A 29 ans, Raphaël Mallon se présente comme un grand jeune homme sympathique que l'on vient juste de sortir de son rêve, appliqué qu'il est à toujours et toujours dessiner comme s'il fallait qu'en une journée il termine l'oeuvre de toute une vie. Dès que l'on amorce le dialogue avec lui, on le sent avide de communiquer et d'entendre toutes les réflexions que l'on peux porter sur son travail. Le moteur de son travail reste fonction avant tout de ses réactions par rapport à ce qui se passe dans la société qui l'entoure. En particulier toutes les agressions que subit notre environnement interpellent sans cesse sa sensibilité. Comme pour toute sa génération, on note une prise de conscience marquée face à tous les problèmes écologiques et la nécessité d'y faire face et de les résoudre de façon non violente. Aussi, ses dessins ne sont jamais le résultat de longues cogitations, mais simplement la traduction de réaction quasi épidermiques devant telle ou telle situation. 

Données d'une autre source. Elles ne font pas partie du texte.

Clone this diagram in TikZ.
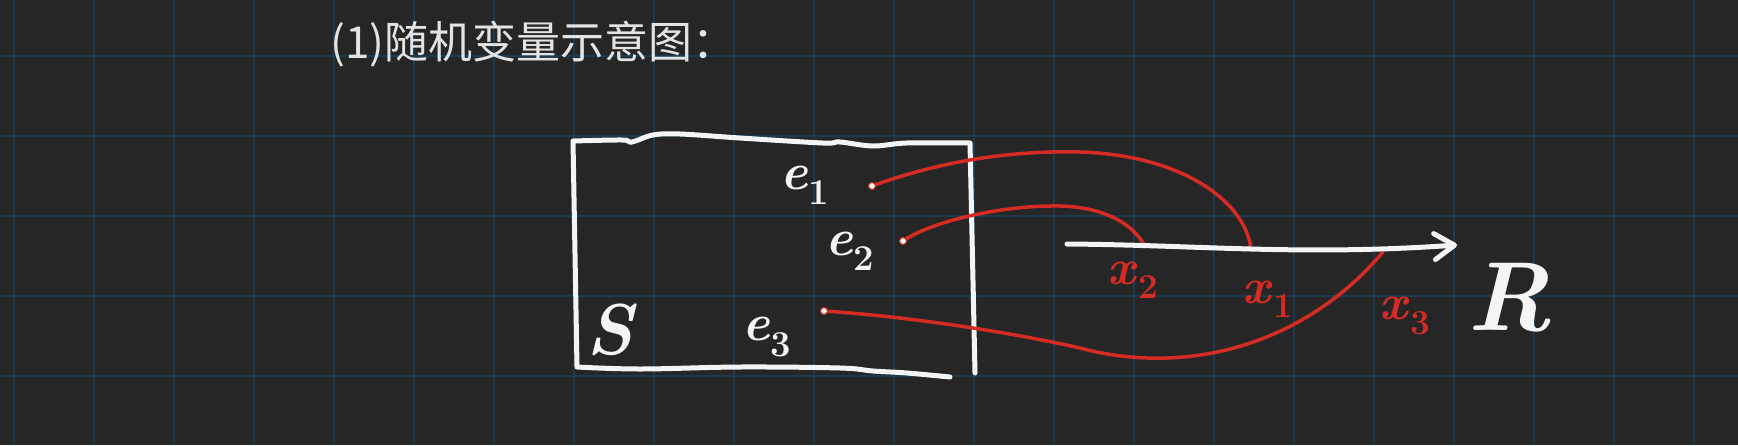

La singularité aurait-elle ses circuits? Sans doute, parce que Raphaël Mallon fait référence à Gregona. Ils ont eu plusieurs entretiens et ce dernier lui a dit : "Attention ne te prends jamais pour un artiste et continue sans cesse de travailler !" Je crois que voilà deux préceptes que ce créateur semble suivre à la lettre. En effet, il parle de sa passion de l'art avec la modestie enflammée d'un artisan et non comme un être d'exception choisi par les Muses. Et ensuite, durant ce festival, je l'ai vu dessiner sans cesse avec cette application que l'on connaît aux musiciens qui inlassablement étudient une partition. J'imagine que bientôt, quand l'occasion se présentera, que son dynamisme et tout le devenir contenu dans ses oeuvres l'amèneront sur la voie des grandes compositions, que l'on peut pressentir dans quelques unes de ses oeuvres."